Interestingly (albeit expectedly), Hall's theorem proves the axiom of choice for families of finite sets (Form 62). It is not know whether the implication can be reversed, or if the previous implication can be reversed (however it is impossible for both to be reversed, Boolean prime ideal theorem is strictly stronger than the axiom of choice for families of finite sets).

The above shows that Hall's theorem is quite weak compared to the axiom of choice. Hall's theorem allows us to choose one element from every set, and it tells us when we can make a choice which is distinct, namely if two sets are different then their chosen element is different as well. The axiom of choice, however, permits the case where the choice function is constant (although this usually don't require the axiom of choice).

This is also the difference between selecting an element from every non-empty set, and selecting distinct elements from distinct sets.

Lastly, for your last question a transversal set (as described above) meets every set exactly once and different sets are met with different elements; whereas a choice function may choose the same elements from different sets. Of course if we require the family of have disjoint elements then a transversal set is exactly the range of a choice function, and vice versa. However if $\{A_i\mid i\in A\}$ is a family of sets, $\{\{i\}\times A_i\mid i\in I\}$ is a family of disjoint sets, and a transversal set is exactly a choice function.

Answer 2

I’ll leave (1) and (3) for Asaf, who will doubtless be along shortly.

(2) Suppose that $S=\big\{\{0,1\},\{1,2\}\big\}$; then the function $f:T_0=\{0,1\}\to S$ defined by $f(0)=\{0,1\},f(1)=\{1,2\}$ is a transversal for $S$. So are the functions $g:T_1=\{0,2\}\to S$ defined by $g(0)=\{0,1\},g(2)=\{1,2\}$ and $h:T_2=\{1,2\}\to S$ defined by $h(1)=\{0,1\}$, $h(2)=\{1,2\}$. Each of these functions is a bijection, and the inverse of each is a choice function that selects one element from each of the sets $\{0,1\}$ and $\{1,2\}$. For example, $f^{-1}\big(\{0,1\}\big)=0\in\{0,1\}$ and $f^{-1}\big(\{1,2\}\big)=1\in\{1,2\}$.

But each of these inverse functions does more than select one representative from each of the sets in $S$: they select different representatives from different sets. The function $c:S\to\{0,1,2\}$ defined by $c\big\{0,1\}\big)=c\big\{1,2\}\big)=1$ is a choice function for $S$, but it does not select distinct representative from the sets $\{0,1\}$ and $\{1,2\}$; rather, it selects the same object, $1$, as the representative for each of the sets.

(4) The differences between a transversal and a choice function are illustrated by the example above.

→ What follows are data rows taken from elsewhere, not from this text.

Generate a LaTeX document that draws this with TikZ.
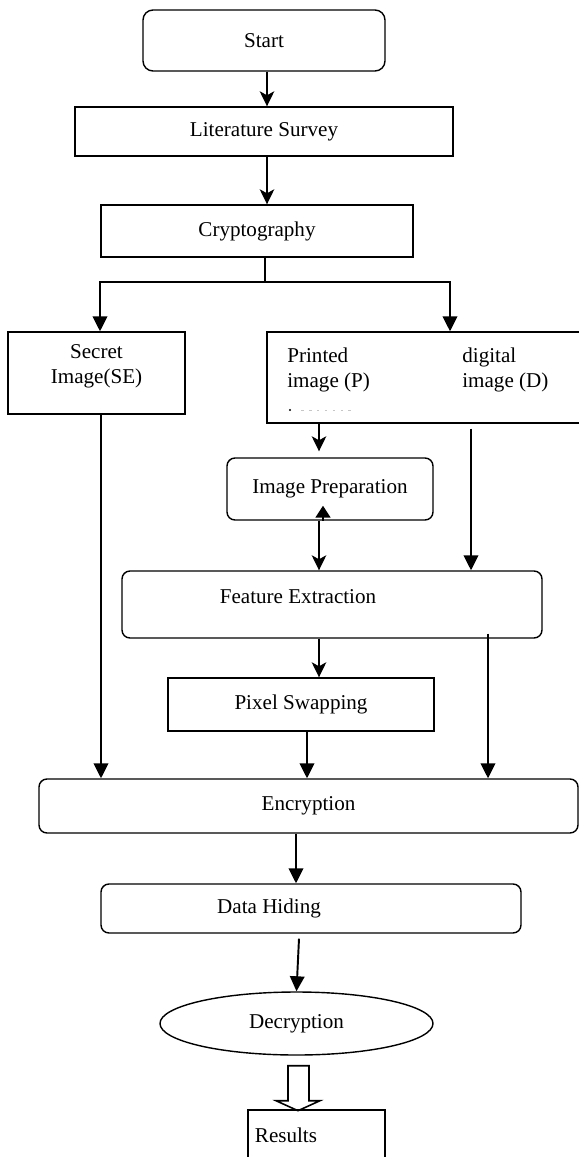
\documentclass[tikz,border=0pt]{standalone}
\usepackage{fontspec}
\setmainfont{Liberation Serif}
\usepackage{tikz}
\usetikzlibrary{shapes.geometric, arrows.meta, positioning, calc}

\begin{document}
\begin{tikzpicture}[
    font=\fontsize{12}{14}\selectfont,
    box/.style={rectangle, draw, line width=0.8pt, align=center, inner sep=0pt},
    roundbox/.style={box, rounded corners=0.16cm},
    oval/.style={ellipse, draw, line width=0.8pt, inner sep=0pt},
    arrow/.style={-{Triangle[length=0.30cm, width=0.29cm]}, line width=1.1pt},
    sarrow/.style={-{Stealth[length=0.30cm, width=0.29cm, inset=0.08cm]}, line width=1.1pt}
]
    \useasboundingbox (0,0) rectangle (11.58,-23.14);

    % Top of the flow
    \node[roundbox, minimum width=4.84cm, minimum height=1.22cm, rounded corners=0.2cm] (start) at (5.28, -0.81) {Start};
    \node[box, minimum width=7.56cm, minimum height=0.98cm] (survey) at (5.28, -2.63) {Literature Survey};
    \node[box, minimum width=6.24cm, minimum height=1.04cm] (crypto) at (5.14, -4.62) {Cryptography};

    % Inputs
    \node[box, minimum width=3.54cm, minimum height=1.64cm] (secret) at (1.93, -7.46) {};
    \node[align=center] (secrettxt) at (1.93, -7.32) {Secret\\Image(SE)};
    \node[box, minimum width=6.36cm, minimum height=1.82cm] (input) at (8.52, -7.55) {};
    \node[anchor=west, align=left, inner sep=0pt] (printtxt) at (5.74, -7.40) {Printed\\image (P)};
    \node[anchor=west, align=left, inner sep=0pt] (digitxt) at (9.24, -7.40) {digital\\image (D)};
    \fill (5.80, -8.20) circle (0.7pt);
    \draw[gray!45, line width=0.6pt, dash pattern=on 1.5pt off 3pt] (6.02, -8.21) -- (7.10, -8.21);

    % Processing
    \node[roundbox, minimum width=4.12cm, minimum height=1.24cm] (prep) at (6.60, -9.78) {Image Preparation};
    \node[roundbox, minimum width=8.40cm, minimum height=1.34cm] (feat) at (6.64, -12.09) {};
    \node (feattxt) at (5.96, -11.94) {Feature Extraction};
    \node[box, minimum width=5.32cm, minimum height=1.06cm] (pixel) at (6.02, -14.09) {Pixel Swapping};

    % Output side
    \node[roundbox, minimum width=10.78cm, minimum height=1.08cm] (enc) at (6.17, -16.12) {Encryption};
    \node[roundbox, minimum width=8.40cm, minimum height=0.98cm] (hiding) at (6.22, -18.17) {};
    \node (hidingtxt) at (5.38, -18.16) {Data Hiding};
    \node[oval, minimum width=5.46cm, minimum height=1.26cm] (dec) at (5.93, -20.47) {Decryption};
    \node[box, minimum width=2.74cm, minimum height=1.0cm] (results) at (6.33, -22.70) {};
    \node (resultstxt) at (5.72, -22.70) {Results};

    % Columns of the vertical connectors
    \coordinate (split) at (5.30, -5.64);
    \coordinate (scol) at (2.02, 0);
    \coordinate (pcol) at (6.38, 0);
    \coordinate (dcol) at (9.42, 0);
    \coordinate (rcol) at (9.76, 0);
    \coordinate (xcol) at (6.14, 0);
    \coordinate (hcol) at (5.92, 0);

    % Arrows
    \draw[sarrow] (start.south -| 5.34,0) -- (survey.north -| 5.34,0);
    \draw[sarrow] (survey.south -| 5.34,0) -- (crypto.north -| 5.34,0);

    \draw[line width=1.1pt] (crypto.south -| split) -- (split);
    \draw[arrow] (split) -| (secret.north -| 2.00,0);
    \draw[arrow] (split) -| (input.north -| 9.00,0);

    \draw[sarrow] (input.south -| pcol) -- ([yshift=0.12cm]prep.north -| pcol);
    \draw[sarrow] (prep.south -| pcol) -- (feat.north -| pcol);
    \draw[-{Triangle[length=0.24cm, width=0.30cm]}, line width=1pt] ([xshift=0.08cm]prep.south -| pcol) -- ++(0, 0.30);
    \draw[arrow] ([yshift=-0.1cm]input.south -| dcol) -- (feat.north -| dcol);

    \draw[sarrow] (feat.south -| pcol) -- (pixel.north -| pcol);
    \draw[arrow] ([yshift=0.1cm]feat.south -| rcol) -- (enc.north -| rcol);
    \draw[arrow] (pixel.south -| xcol) -- (enc.north -| xcol);
    \draw[arrow] (secret.south -| scol) -- (enc.north -| scol);

    \draw[arrow] (enc.south -| hcol) -- (hiding.north -| hcol);
    \draw[arrow] ([xshift=-0.24cm, yshift=-0.1cm]hiding.south) -- (dec.north);

    % Hollow arrow to the results
    \draw[line width=0.9pt] ([xshift=-0.17cm, yshift=-0.2cm]dec.south) -- ++(0.42, 0) -- ++(0, -0.70) -- ++(0.22, 0)
        -- ++(-0.44, -0.20) -- ++(-0.44, 0.20) -- ++(0.24, 0) -- cycle;
\end{tikzpicture}
\end{document}
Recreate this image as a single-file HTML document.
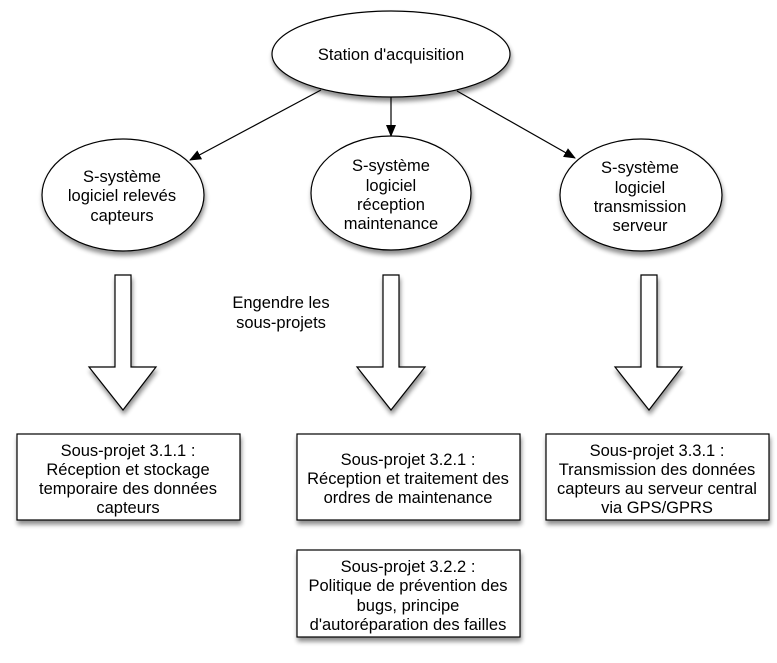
<!DOCTYPE html>
<html><head><meta charset="utf-8"><style>
html,body{margin:0;padding:0;background:#fff;}
svg text{font-family:"Liberation Sans",Arial,sans-serif;font-size:16.5px;fill:#000;text-anchor:middle;}
</style></head><body>
<svg width="777" height="658" viewBox="0 0 777 658" xmlns="http://www.w3.org/2000/svg">
<defs>
<filter id="sh" x="-20%" y="-20%" width="150%" height="150%">
<feGaussianBlur in="SourceAlpha" stdDeviation="2.5"/>
<feOffset dx="1" dy="4" result="b"/>
<feComponentTransfer><feFuncA type="linear" slope="0.45"/></feComponentTransfer>
<feMerge><feMergeNode/><feMergeNode in="SourceGraphic"/></feMerge>
</filter>
<marker id="ah" markerWidth="12" markerHeight="10" refX="11" refY="5" orient="auto" markerUnits="userSpaceOnUse">
<path d="M0,0 L12,5 L0,10 Z" fill="#000"/>
</marker>
</defs>
<g stroke="#000" stroke-width="1.2" fill="#fff" filter="url(#sh)">
<ellipse cx="391" cy="54" rx="119" ry="43"/>
<ellipse cx="123" cy="195" rx="81" ry="56"/>
<ellipse cx="391" cy="193" rx="80" ry="57"/>
<ellipse cx="641" cy="195" rx="81" ry="56"/>
<path d="M115,275 H131 V367 H156 L123,410 L89,367 H115 Z"/>
<path d="M383,275 H399 V367 H425 L391,410 L357,367 H383 Z"/>
<path d="M641,275 H657 V367 H682 L649,410 L615,367 H641 Z"/>
<rect x="17" y="434" width="223" height="86"/>
<rect x="297" y="434" width="223" height="86"/>
<rect x="546" y="434" width="223" height="86"/>
<rect x="297" y="550" width="223" height="87"/>
</g>
<g stroke="#000" stroke-width="1.2" fill="none">
<line x1="321" y1="90" x2="190" y2="160" marker-end="url(#ah)"/>
<line x1="391" y1="97" x2="391" y2="136" marker-end="url(#ah)"/>
<line x1="457" y1="91" x2="575" y2="158" marker-end="url(#ah)"/>
</g>
<text x="391" y="60">Station d'acquisition</text>
<text x="122" y="182">S-système</text>
<text x="122" y="201">logiciel relevés</text>
<text x="122" y="221">capteurs</text>
<text x="391" y="171">S-système</text>
<text x="391" y="191">logiciel</text>
<text x="391" y="210">réception</text>
<text x="391" y="229">maintenance</text>
<text x="640" y="173">S-système</text>
<text x="640" y="193">logiciel</text>
<text x="640" y="212">transmission</text>
<text x="640" y="231">serveur</text>
<text x="281" y="308">Engendre les</text>
<text x="281" y="328">sous-projets</text>
<text x="128" y="456">Sous-projet 3.1.1 :</text>
<text x="128" y="475">Réception et stockage</text>
<text x="128" y="494">temporaire des données</text>
<text x="128" y="513">capteurs</text>
<text x="408" y="465">Sous-projet 3.2.1 :</text>
<text x="408" y="484">Réception et traitement des</text>
<text x="408" y="503">ordres de maintenance</text>
<text x="657" y="456">Sous-projet 3.3.1 :</text>
<text x="657" y="475">Transmission des données</text>
<text x="657" y="494">capteurs au serveur central</text>
<text x="657" y="513">via GPS/GPRS</text>
<text x="408" y="572">Sous-projet 3.2.2 :</text>
<text x="408" y="591">Politique de prévention des</text>
<text x="408" y="611">bugs, principe</text>
<text x="408" y="630">d'autoréparation des failles</text>
</svg>
</body></html>
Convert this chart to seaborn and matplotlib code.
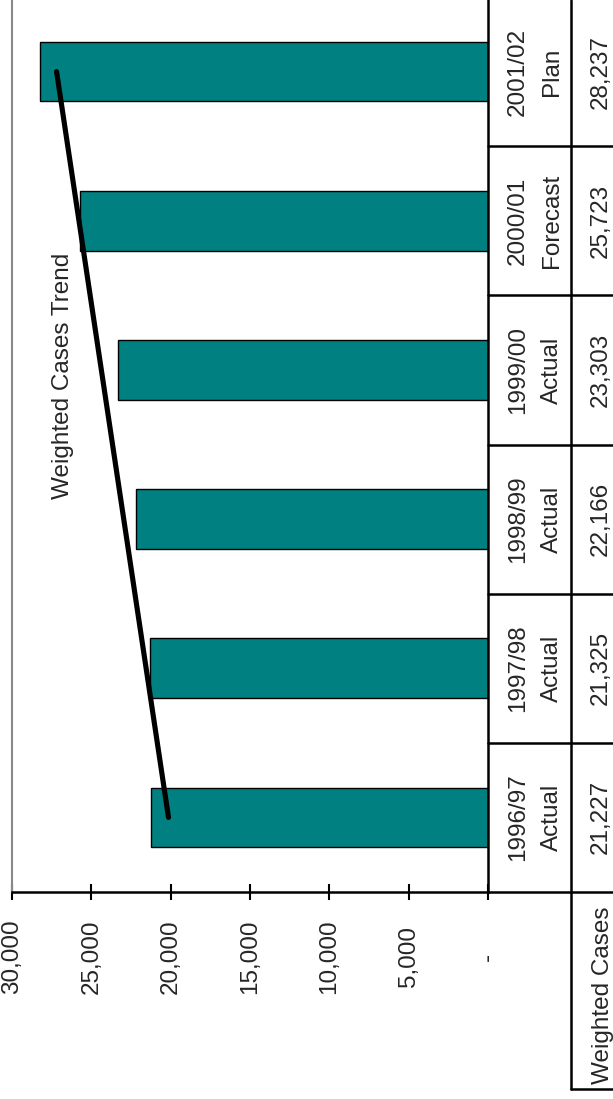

The first difference is purely formal: a choice function for a family $\mathscr{S}$ of non-empty sets is a function $c$ from $\mathscr{S}$ to $\bigcup\mathscr{S}$ such that $c(S)\in S$ for each $S\in\mathscr{S}$, while a transversal (as defined in the Wikipedia article) is a function $f$ from a subset $T$ of $\bigcup\mathscr{S}$ to $\mathscr{S}$ such that $t\in f(t)$ for each $t\in T$. That is, the functions go in opposite directions. The important difference, though, is that a choice function can pick out the same object from many different sets, while a transversal must pick different elements from different sets.